Proving those “larger intentions” of anti-Semitism may be harder than it seems. While the timing of the two acts of vandalism may seem deliberate and discriminatory, religiously motivated hate crimes are notoriously difficult to prove. What’s clear is that people are scared, and they see the destruction of cemeteries as an implicit threat. On Monday, 13 Jewish Community Centers around the country received bomb threats, according to a spokesperson, the most recent wave of threats since January. Muslims’ and Jews’ strong reactions to the cemetery vandalism underscores the heightened sense of discrimination both groups feel right now. As each community continues dealing with attacks like this, they may feel drawn to act together more frequently—in part because they’re operating in similar environments of religious hatred.
To prosecute an act of vandalism as a hate crime, law-enforcement officers face several important challenges, said Jack Levin, a professor emeritus of criminology at Northeastern University who studies hate crimes. First, they have to identify the culprits. Then, they have to provide evidence, from bigoted graffiti to suspects’ statements, that crimes were motivated by religious hatred. “In many hate crimes, the offenders are simply not that stupid to leave evidence of the motivation at the crime scene,” Levin said. “We may all think a hate crime has occurred, but prosecutors refuse to charge” because of a lack of evidence.
Sometimes, crimes like this are motivated by youthful stupidity. “Chances are, they are teenagers or young adults in a group who went out on a Saturday night looking for a little fun at the expense of the outsiders—in this case, Jews,” Levin said. He thinks Jewish institutions—including the many Jewish Community Centers that have been getting bomb threats in recent weeks—are often targeted because there are so many of them. The perpetrators may as well have chosen a Muslim cemetery, he said. “Hatemongers don’t specialize.”
And yet, the fear people have expressed in the wake of these cemetery attacks is distinctive. When headstones are tipped over in Christian cemeteries or family plots, it typically doesn’t become a national news story. “Why is there a stronger reaction to the desecration of a Jewish cemetery than to a Catholic cemetery?” Levin said. “The answer has to be given in historical context. Anti-Semitism has reared its ugly head for thousands of years.”
This history seemed to be on the minds of some of the rabbis and other community members who gathered at Mount Carmel on Sunday night.“It comes in the context of systemic anti-Semitism,” said Ari Lev Fornari, the rabbi at Kol Tzedek, a Reconstructionist synagogue in West Philadelphia, on Monday, referring to America’s political atmosphere. Levin cautioned, though, that “it’s kind of hard to make the case that [Trump] is in any way responsible for anti-Semitic hate crimes,” especially because the president’s daughter and son-in-law are Jewish. Trump has condemned recent acts of anti-Semitism, and Vice President Mike Pence visited the Missouri cemetery last week following the vandalism.

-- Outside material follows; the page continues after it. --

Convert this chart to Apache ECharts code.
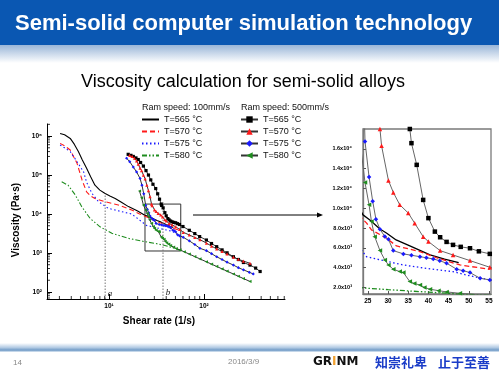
<!DOCTYPE html>
<html><head><meta charset="utf-8">
<script src="https://cdn.jsdelivr.net/npm/echarts@6/dist/echarts.min.js"></script>
<style>html,body{margin:0;padding:0;background:#fff}#c{width:499px;height:374px}</style>
</head><body><div id="c"></div>
<script>
// ---------- data (shear rate [1/s], viscosity [Pa·s]) ----------
// Ram speed 100 mm/s
const s100_565 = [[3.05,1.17e6],[3.4,1.08e6],[3.9,8.7e5],[4.3,6.2e5],[4.75,4.0e5],[5.2,2.5e5],[5.8,1.5e5],[6.4,9.0e4],[7.1,5.5e4],[8.0,4.1e4],[9.0,3.4e4],[10.2,2.9e4],[11.6,2.5e4],[13.5,2.0e4],[16,1.55e4],[20,1.2e4],[23.8,9330],[25.5,8820],[28,7900],[29.6,7500],[32,6800],[35.4,6190],[40.4,5285],[44,4850],[47.5,4500]];
const s100_570 = [[3.05,6.5e5],[3.4,5.6e5],[3.9,4.4e5],[4.6,2.0e5],[5.2,7.4e4],[5.8,3.7e4],[6.4,2.9e4],[7.1,2.5e4],[9.1,2.07e4],[12.5,1.7e4],[17.3,1.27e4],[21,1.0e4],[24.7,8500],[25.9,7810],[29.6,6970],[32.1,6190],[37.9,5620],[42,5000],[47.8,4270],[55.2,3840]];
const s100_575 = [[3.05,5.9e5],[3.4,5.0e5],[3.9,4.0e5],[4.6,2.2e5],[5.4,1.2e5],[5.8,6.5e4],[6.6,3.4e4],[7.7,2.1e4],[9.8,1.4e4],[13.6,1.15e4],[17.3,1.0e4],[21,7000],[24.7,5100],[29,4700],[33.8,4270],[40,3900],[46.1,3600],[50,3200],[55.2,2760]];
const s100_580 = [[3.17,6.7e4],[3.7,5.5e4],[4.4,3.1e4],[5.16,1.54e4],[6.3,7760],[8.04,4700],[10.7,3200],[15.9,2380],[23.9,1950],[30,1780],[37.9,1580],[47.8,1340],[56,1180]];
// Ram speed 500 mm/s
const s500_565 = [[15.9,3.4e5],[17,3.2e5],[18,3.0e5],[19.2,2.75e5],[20.3,2.5e5],[21.5,2.1e5],[23,1.7e5],[24.5,1.3e5],[26,1.0e5],[27.5,7.5e4],[29,5.8e4],[31,4.5e4],[32.5,3.3e4],[34,2.4e4],[35.4,18000],[35.8,16570],[37.1,14380],[38.7,10840],[40,9000],[41.6,7640],[42.9,7070],[44.5,6600],[46.1,6300],[48,6100],[50.3,5960],[52.5,5650],[55.2,5390],[60,4775],[70,3820],[80,3150],[90,2630],[106,2150],[120,1750],[136,1450],[155,1200],[175,1010],[204,800],[230,680],[260,570],[305,490],[350,410],[390,335]];
const s500_570 = [[16.5,3.2e5],[17.5,3.0e5],[18.5,2.7e5],[19.5,2.3e5],[20.3,1.9e5],[21.2,1.5e5],[22,1.3e5],[23,1.0e5],[24,8.0e4],[25,5.5e4],[26,4.0e4],[27,2.8e4],[28,18000],[28.4,16300],[30.1,12800],[31.3,11600],[32.9,10350],[35,9520],[36.6,8490],[38.7,7130],[40,6630],[42.9,5720],[46.1,5280],[50.3,4710],[55.2,4040],[60.5,3400],[70,2900],[80,2500],[90.6,2200],[106,1800],[120,1500],[136,1280],[155,1100],[175,950],[204,780],[230,690],[260,620],[305,545]];
const s500_575 = [[15.3,2.7e5],[16.5,2.2e5],[18,1.6e5],[19.5,1.2e5],[21.2,8.2e4],[22.2,5.5e4],[23.2,3.3e4],[24.3,16740],[25.3,13150],[26.2,10700],[27,8900],[28,7880],[29.2,7140],[30.1,6870],[31.3,5720],[33.8,5390],[35.8,5250],[37.9,5110],[39.5,5000],[41.2,4880],[42.8,4700],[44.5,4450],[47,3840],[48.6,3700],[50.3,3500],[52.8,2930],[55.2,2760],[60.5,2520],[70,2050],[80,1650],[90.6,1320],[106,1150],[120,960],[136,800],[155,680],[175,580],[204,490],[230,420],[260,370],[300,320],[330,290]];
const s500_580 = [[20.9,3.9e4],[22,2.6e4],[23,1.7e4],[24.3,12590],[25.3,10340],[25.9,8650],[26.7,7130],[28,5720],[29.2,4780],[30.1,4270],[31.3,3840],[32.9,3600],[33.8,3500],[35.4,2590],[36.5,2400],[37.9,2250],[39,2000],[40.4,1820],[42.5,1680],[44.5,1550],[47.8,1410],[51,1300],[55.9,1200],[62,1070],[70,937],[80,809],[90.6,706],[106,593],[120,518],[136,451],[155,391],[175,342],[204,289],[230,253],[260,221],[305,186]];
// reference shear rates a, b and their viscosity heights
const markA = [9.1, 3.3e4];
const markB = [37, 2.0e4];
// zoomed window shown on the right
const zoomBox = [[23.9, 18000], [56.9, 1125]];
// axes
const X_MIN = 2.22, X_MAX = 713, Y_MIN = 66, Y_MAX = 2.04e6;
const INSET_X = [23.8, 55.5], INSET_Y = [1340, 18000];
const xMinorTicks = [3,4,5,6,7,8,9,20,30,40,50,60,70,80,90,200,300,400,500,600,700];
const yMinorTicks = [70,80,90,200,300,400,500,600,700,800,900,2000,3000,4000,5000,6000,7000,8000,9000,2e4,3e4,4e4,5e4,6e4,7e4,8e4,9e4,2e5,3e5,4e5,5e5,6e5,7e5,8e5,9e5,2e6];
const legendLabels = {L565:'T=565 °C', L570:'T=570 °C', L575:'T=575 °C', L580:'T=580 °C', H565:'T=565 °C', H570:'T=570 °C', H575:'T=575 °C', H580:'T=580 °C'};

const SUP = {'0':'⁰','1':'¹','2':'²','3':'³','4':'⁴','5':'⁵','6':'⁶','7':'⁷','8':'⁸','9':'⁹'};
function powLabel(v){
  const l = Math.log10(v);
  if (Math.abs(l - Math.round(l)) > 1e-6) return '';
  return '10' + String(Math.round(l)).split('').map(c => SUP[c]).join('');
}
function sciLabel(v){
  const e = Math.floor(Math.log10(v) + 1e-9);
  return (v / Math.pow(10, e)).toFixed(1) + 'x10' + SUP[String(e)];
}
const FONT = 'Liberation Sans, Arial, sans-serif';

function lowSeries(name, data, color, dash, g){
  return {name, type:'line', xAxisIndex:g, yAxisIndex:g, data, symbol:'none',
    lineStyle:{color, width: g ? 1.3 : 1.1, type: dash}, itemStyle:{color},
    clip:true, silent:true, z:2, animation:false};
}
function highSeries(name, data, color, symbol, rot, g){
  return {name, type:'line', xAxisIndex:g, yAxisIndex:g, data, symbol, symbolRotate:rot,
    symbolSize: g ? 4.5 : 3.2, showAllSymbol:true,
    lineStyle:{color: g ? '#666' : '#333', width:1}, itemStyle:{color, borderWidth:0},
    clip:true, silent:true, z:3, animation:false};
}
const RED = '#ff1a1a', BLUE = '#1a1aff', GREEN = '#1e8c1e';
const series = [];
[0,1].forEach(g => {
  series.push(lowSeries('L565', s100_565, '#000', 'solid', g));
  series.push(lowSeries('L570', s100_570, RED, [5,3], g));
  series.push(lowSeries('L575', s100_575, BLUE, [1.5,2.5], g));
  series.push(lowSeries('L580', s100_580, GREEN, [5,2,1.5,2,1.5,2], g));
  series.push(highSeries('H565', s500_565, '#000', 'rect', 0, g));
  series.push(highSeries('H570', s500_570, RED, 'triangle', 0, g));
  series.push(highSeries('H575', s500_575, BLUE, 'diamond', 0, g));
  series.push(highSeries('H580', s500_580, GREEN, 'triangle', 90, g));
});
// reference lines a and b, with the zoom window box
series.push({type:'line', xAxisIndex:0, yAxisIndex:0, symbol:'none', silent:true, animation:false,
  data:[[markA[0], Y_MIN],[markA[0], markA[1]]], lineStyle:{color:'#777', width:1, type:[1.5,1.5]},
  markArea:{silent:true, itemStyle:{color:'rgba(0,0,0,0)', borderColor:'#333', borderWidth:1},
    data:[[{coord:zoomBox[0]},{coord:zoomBox[1]}]]}});
series.push({type:'line', xAxisIndex:0, yAxisIndex:0, symbol:'none', silent:true, animation:false,
  data:[[markB[0], Y_MIN],[markB[0], markB[1]]], lineStyle:{color:'#777', width:1, type:[1.5,1.5]}});
// minor ticks of the log axes
series.push({type:'scatter', xAxisIndex:0, yAxisIndex:0, silent:true, clip:false, animation:false,
  data: yMinorTicks.map(v => [X_MIN, v]), symbol:'rect', symbolSize:[3,1], symbolOffset:[1.5,0],
  itemStyle:{color:'#000'}, z:5});
series.push({type:'scatter', xAxisIndex:0, yAxisIndex:0, silent:true, clip:false, animation:false,
  data: xMinorTicks.map(v => [v, Y_MIN]), symbol:'rect', symbolSize:[1,3], symbolOffset:[0,-1.5],
  itemStyle:{color:'#000'}, z:5});

const legendBase = {orient:'vertical', itemWidth:17, itemHeight:8, itemGap:3, padding:0,
  selectedMode:false, formatter: n => legendLabels[n],
  textStyle:{fontSize:9, color:'#111', fontFamily:FONT}};

const option = {
  animation:false,
  backgroundColor:'#fff',
  grid:[
    {left:47, top:124, width:238, height:175, outerBoundsMode:'none'},
    {left:363, top:129, width:128, height:165, show:true, borderColor:'#7a7a7a', borderWidth:1.3, outerBoundsMode:'none'}
  ],
  xAxis:[
    {type:'log', gridIndex:0, min:X_MIN, max:X_MAX,
     axisLine:{show:true, lineStyle:{color:'#000', width:1}},
     axisTick:{show:true, inside:true, length:5, lineStyle:{color:'#000'}},
     axisLabel:{formatter:powLabel, fontSize:6.5, fontWeight:'bold', color:'#000', fontFamily:FONT, margin:4, showMinLabel:false, showMaxLabel:false},
     splitLine:{show:false}},
    {type:'value', gridIndex:1, min:INSET_X[0], max:INSET_X[1], splitNumber:6,
     axisLine:{show:true, lineStyle:{color:'#7a7a7a', width:1.3}},
     axisTick:{show:true, inside:true, length:3, lineStyle:{color:'#555'}},
     axisLabel:{fontSize:6.5, fontWeight:'bold', color:'#000', fontFamily:FONT, margin:4, showMinLabel:false, showMaxLabel:false},
     splitLine:{show:false}}
  ],
  yAxis:[
    {type:'log', gridIndex:0, min:Y_MIN, max:Y_MAX,
     axisLine:{show:true, lineStyle:{color:'#000', width:1}},
     axisTick:{show:true, inside:true, length:5, lineStyle:{color:'#000'}},
     axisLabel:{formatter:powLabel, fontSize:6.5, fontWeight:'bold', color:'#000', fontFamily:FONT, margin:5, showMinLabel:false, showMaxLabel:false},
     splitLine:{show:false}},
    {type:'value', gridIndex:1, min:INSET_Y[0], max:INSET_Y[1], splitNumber:8,
     axisLine:{show:true, lineStyle:{color:'#7a7a7a', width:1.3}},
     axisTick:{show:true, inside:true, length:3, lineStyle:{color:'#555'}},
     axisLabel:{formatter:sciLabel, fontSize:5.5, fontWeight:'bold', color:'#000', fontFamily:FONT, margin:11, showMinLabel:false, showMaxLabel:false},
     splitLine:{show:false}}
  ],
  legend:[
    Object.assign({left:141, top:115, data:['L565','L570','L575','L580'], itemStyle:{opacity:0}}, legendBase),
    Object.assign({left:240, top:115, data:['H565','H570','H575','H580']}, legendBase)
  ],
  series,
  graphic:[
    {type:'rect', shape:{x:0, y:0, width:499, height:45}, style:{fill:'#0a57b2'}, z:-1},
    {type:'rect', shape:{x:0, y:45, width:499, height:18}, z:-1,
     style:{fill:new echarts.graphic.LinearGradient(0,0,0,1,[{offset:0,color:'#9ab6d8'},{offset:1,color:'#ffffff'}])}},
    {type:'text', x:15, y:24, style:{text:'Semi-solid computer simulation technology', fill:'#fff', font:'bold 22px '+FONT, verticalAlign:'middle'}},
    {type:'text', x:243, y:82, style:{text:'Viscosity calculation for semi-solid alloys', fill:'#000', font:'18px '+FONT, align:'center', verticalAlign:'middle'}},
    {type:'text', x:142, y:108, style:{text:'Ram speed: 100mm/s', fill:'#111', font:'9px '+FONT, verticalAlign:'middle'}},
    {type:'text', x:241, y:108, style:{text:'Ram speed: 500mm/s', fill:'#111', font:'9px '+FONT, verticalAlign:'middle'}},
    {type:'text', x:16, y:220, rotation:Math.PI/2, style:{text:'Viscosity (Pa·s)', fill:'#000', font:'bold 10px '+FONT, align:'center', verticalAlign:'middle'}},
    {type:'text', x:159, y:321, style:{text:'Shear rate (1/s)', fill:'#000', font:'bold 10px '+FONT, align:'center', verticalAlign:'middle'}},
    {type:'text', x:110, y:294, style:{text:'a', fill:'#222', font:'italic 9px Liberation Serif, serif', align:'center', verticalAlign:'middle'}},
    {type:'text', x:168, y:293, style:{text:'b', fill:'#222', font:'italic 9px Liberation Serif, serif', align:'center', verticalAlign:'middle'}},
    {type:'line', shape:{x1:193, y1:215, x2:318, y2:215}, style:{stroke:'#000', lineWidth:1}},
    {type:'polygon', shape:{points:[[317,212.5],[323,215],[317,217.5]]}, style:{fill:'#000'}},
    {type:'rect', shape:{x:0, y:343, width:499, height:9}, z:-1,
     style:{fill:new echarts.graphic.LinearGradient(0,0,0,1,[{offset:0,color:'#ffffff'},{offset:0.5,color:'#b3cbe4'},{offset:0.8,color:'#6f9ac6'},{offset:1,color:'#e4edf6'}])}},
    {type:'text', x:13, y:363, style:{text:'14', fill:'#888', font:'8px '+FONT, verticalAlign:'middle'}},
    {type:'text', x:228, y:362, style:{text:'2016/3/9', fill:'#888', font:'8px '+FONT, verticalAlign:'middle'}},
    {type:'text', x:313, y:362, style:{text:'{g|GR}{o|I}{g|NM}', verticalAlign:'middle',
      rich:{g:{fill:'#111', font:'bold 12px DejaVu Sans, sans-serif'}, o:{fill:'#f0a030', font:'bold 12px DejaVu Sans, sans-serif'}}}},
    {type:'text', x:375, y:362, style:{text:'知崇礼卑', fill:'#1a3cc8', font:'bold 13px Noto Sans CJK SC, sans-serif', verticalAlign:'middle'}},
    {type:'text', x:438, y:362, style:{text:'止于至善', fill:'#1a3cc8', font:'bold 13px Noto Sans CJK SC, sans-serif', verticalAlign:'middle'}}
  ]
};
const chart = echarts.init(document.getElementById('c'), null, {renderer:'canvas'});
chart.setOption(option);
</script>
</body></html>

If anything, Jews are experiencing an intensification of a hatred that was already present, as are American Muslims. According to the FBI, Jews and Muslims together account for the vast majority of religiously motivated hate crimes: In 2015, 51 percent were committed against Jews, while 22 percent were against Muslims—and those are just the crimes for which the motive can be proven. This isn’t even the first time Mount Carmel has been desecrated: In 1989, dozens of tombstones were shattered and scrawled with graffiti, according to a story from the time by the Philadelphia Inquirer.
What does seem to be new, though, is some Muslims’ and Jews’ urgent desire to collaborate in the wake of attacks. After the Missouri cemetery attack, El-Messidi, who runs a Muslim non-profit called Celebrate Mercy, started a fundraising campaign with the political organizer Linda Sarsour. He said they felt motivated by a story about Prophet Muhammad, who stood as a Jewish funeral procession went by as a sign of respect. The Missouri fund quickly reached its goal, and the pair plan to use the extra money to help out in Philadelphia. By Monday, El-Messidi said, the total was over $130,000.

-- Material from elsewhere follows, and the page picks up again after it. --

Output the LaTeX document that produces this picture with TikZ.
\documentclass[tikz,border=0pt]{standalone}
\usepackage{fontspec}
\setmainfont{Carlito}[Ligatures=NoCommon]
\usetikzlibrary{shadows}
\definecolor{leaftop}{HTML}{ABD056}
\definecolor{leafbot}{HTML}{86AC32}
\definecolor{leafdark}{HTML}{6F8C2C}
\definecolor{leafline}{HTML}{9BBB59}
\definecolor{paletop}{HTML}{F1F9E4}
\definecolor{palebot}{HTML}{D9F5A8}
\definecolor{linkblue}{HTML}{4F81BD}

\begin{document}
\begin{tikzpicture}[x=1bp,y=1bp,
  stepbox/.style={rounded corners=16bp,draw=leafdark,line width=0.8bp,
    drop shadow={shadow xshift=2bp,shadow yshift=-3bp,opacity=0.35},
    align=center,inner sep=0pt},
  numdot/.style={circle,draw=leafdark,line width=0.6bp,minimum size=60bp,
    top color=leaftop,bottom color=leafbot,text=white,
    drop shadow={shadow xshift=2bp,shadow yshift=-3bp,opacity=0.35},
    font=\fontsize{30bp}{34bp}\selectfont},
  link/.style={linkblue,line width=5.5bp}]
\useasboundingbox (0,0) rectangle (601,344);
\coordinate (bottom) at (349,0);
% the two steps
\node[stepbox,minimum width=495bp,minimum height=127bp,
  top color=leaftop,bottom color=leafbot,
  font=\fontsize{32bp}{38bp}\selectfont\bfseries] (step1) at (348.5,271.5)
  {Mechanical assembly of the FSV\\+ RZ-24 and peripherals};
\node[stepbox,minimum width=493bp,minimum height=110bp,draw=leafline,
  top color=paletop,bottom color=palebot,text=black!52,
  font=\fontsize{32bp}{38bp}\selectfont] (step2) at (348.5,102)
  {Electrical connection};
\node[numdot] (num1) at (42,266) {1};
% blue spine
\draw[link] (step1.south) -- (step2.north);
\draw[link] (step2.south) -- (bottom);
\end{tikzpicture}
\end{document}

Things haven’t always been this way. “The Jewish and Muslim communities in America haven’t worked that closely together before,” El-Messidi said. Issues like Israel-Palestine often divide the two communities, he said, but “I’m not asking about the politics of the dead people whose graves we’re trying to repair.” Despite the sadness of the desecrated headstones, he said, “the silver lining in this tragedy, and this kind of eco-system of hate, is that both communities are reaching out, getting to know one another, and standing together to defend each other against this kind of bigotry.”
That’s why the graveyard solidarity between Jews and Muslims is so significant: It suggests that at least some representatives of both groups, particularly those who are progressive and strongly anti-Trump, are looking to reframe their relationship. Although “the conservative voices in both Islam and Judaism, especially related to Israel and Palestine, have attempted to create a narrative that divides us,” Fornari said, “we long to be connected to each other. We are both religious minorities persecuted by white supremacy in this country.”

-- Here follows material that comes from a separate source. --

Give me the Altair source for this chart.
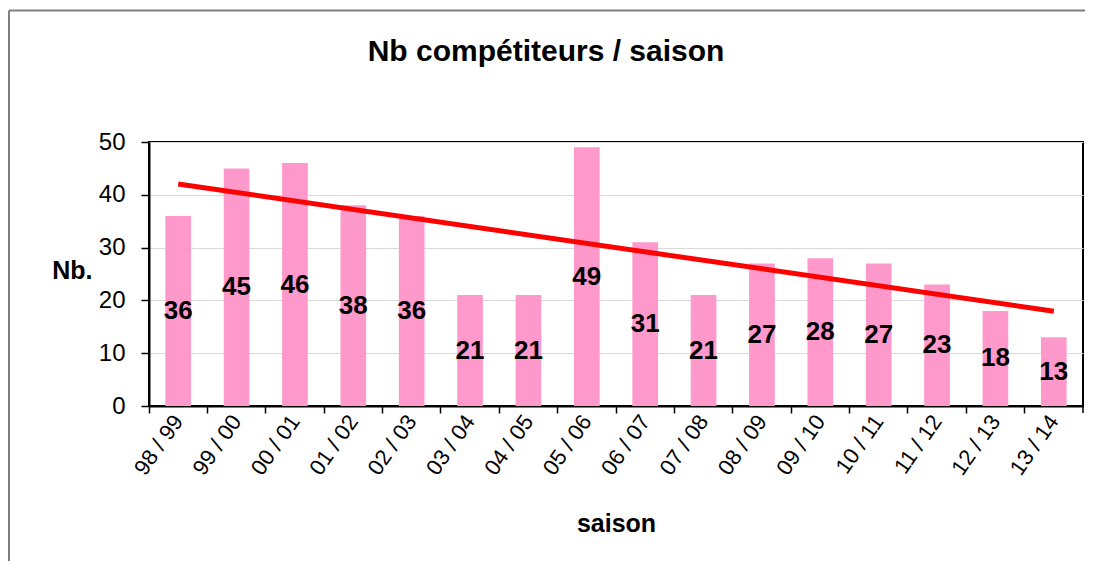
import altair as alt
import pandas as pd

seasons = ["98 / 99", "99 / 00", "00 / 01", "01 / 02", "02 / 03", "03 / 04", "04 / 05",
           "05 / 06", "06 / 07", "07 / 08", "08 / 09", "09 / 10", "10 / 11", "11 / 12",
           "12 / 13", "13 / 14"]
counts = [36, 45, 46, 38, 36, 21, 21, 49, 31, 21, 27, 28, 27, 23, 18, 13]

W, H = 934, 264
df = pd.DataFrame({"saison": seasons, "n": counts, "i": list(range(len(seasons)))})
FONT = "Liberation Sans"

xenc = alt.X("saison:N", sort=seasons, title="saison",
             scale=alt.Scale(paddingInner=0, paddingOuter=0),
             axis=alt.Axis(labelAngle=-55, labelFontSize=22, labelFont=FONT, labelColor="black",
                           bandPosition=0, labelPadding=4,
                           tickSize=7, tickColor="black", tickWidth=1.5,
                           domainColor="black", domainWidth=2,
                           titleFont=FONT, titleFontSize=25, titleFontWeight="bold", titleColor="black",
                           titleY=125, titleBaseline="alphabetic", grid=False))

base = alt.Chart(df)

bars = base.mark_bar(color="#FF99CC", width=alt.RelativeBandSize(0.44)).encode(
    x=xenc,
    y=alt.Y("n:Q", title="Nb.", scale=alt.Scale(domain=[0, 50]),
            axis=alt.Axis(values=[0, 10, 20, 30, 40, 50], labelFontSize=24, labelFont=FONT,
                          labelColor="black", labelPadding=16, tickSize=8, tickColor="black",
                          tickWidth=1.5, domainColor="black", domainWidth=2,
                          gridColor="#d9d9d9", gridWidth=1,
                          titleAngle=0, titleFont=FONT, titleFontSize=25, titleFontWeight="bold",
                          titleColor="black", titleX=-57, titleY=128, titleAlign="right",
                          titleBaseline="middle")),
)

labels = base.transform_calculate(mid="datum.n / 2").mark_text(
    font=FONT, fontSize=26, fontWeight="bold", color="black", baseline="middle"
).encode(
    x=alt.X("saison:N", sort=seasons),
    y=alt.Y("mid:Q"),
    text=alt.Text("n:Q"),
)

trend = base.transform_regression("i", "n", method="linear").transform_lookup(
    lookup="i", from_=alt.LookupData(data=df, key="i", fields=["saison"])
).mark_line(color="#FF0000", strokeWidth=5).encode(
    x=alt.X("saison:N", sort=seasons),
    y=alt.Y("n:Q"),
)

deco = pd.DataFrame({"k": [0]})
frame_left = alt.Chart(deco).mark_rule(color="#7f7f7f", strokeWidth=2).encode(
    x=alt.value(-140), y=alt.value(-131.5), y2=alt.value(500))
frame_top = alt.Chart(deco).mark_rule(color="#7f7f7f", strokeWidth=2).encode(
    x=alt.value(-140), x2=alt.value(1000), y=alt.value(-131.5))
last_tick = alt.Chart(deco).mark_rule(color="black", strokeWidth=1.5).encode(
    x=alt.value(W), y=alt.value(H), y2=alt.value(H + 7))

chart = alt.layer(bars, labels, trend, frame_left, frame_top, last_tick).properties(
    width=W, height=H,
    title=alt.TitleParams("Nb compétiteurs / saison", font=FONT, fontSize=30, fontWeight="bold",
                          color="black", anchor="middle", dx=-70, offset=-81, baseline="alphabetic"),
    autosize=alt.AutoSizeParams(type="none"),
    padding={"left": 141, "top": 134, "right": 2, "bottom": 155},
).configure(background="white").configure_view(stroke="black", strokeWidth=2)

chart.save("out.html", embed_options={"renderer": "svg", "actions": False})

Zevit agreed that the atmosphere of anti-Semitism and Islamophobia is bringing the two communities closer in Philadelphia, although he has worked with local imams for a long time, he said. “I won’t deny my own heartbreak in what I saw,” he said. “But I’m not feeling fear, because I know our similarities and our relationships are much stronger, and these incidents are bringing us together and forging solidarity.” This certainly wasn’t what the graveyard vandals wanted, he said. In fact, it is “perhaps the opposite.”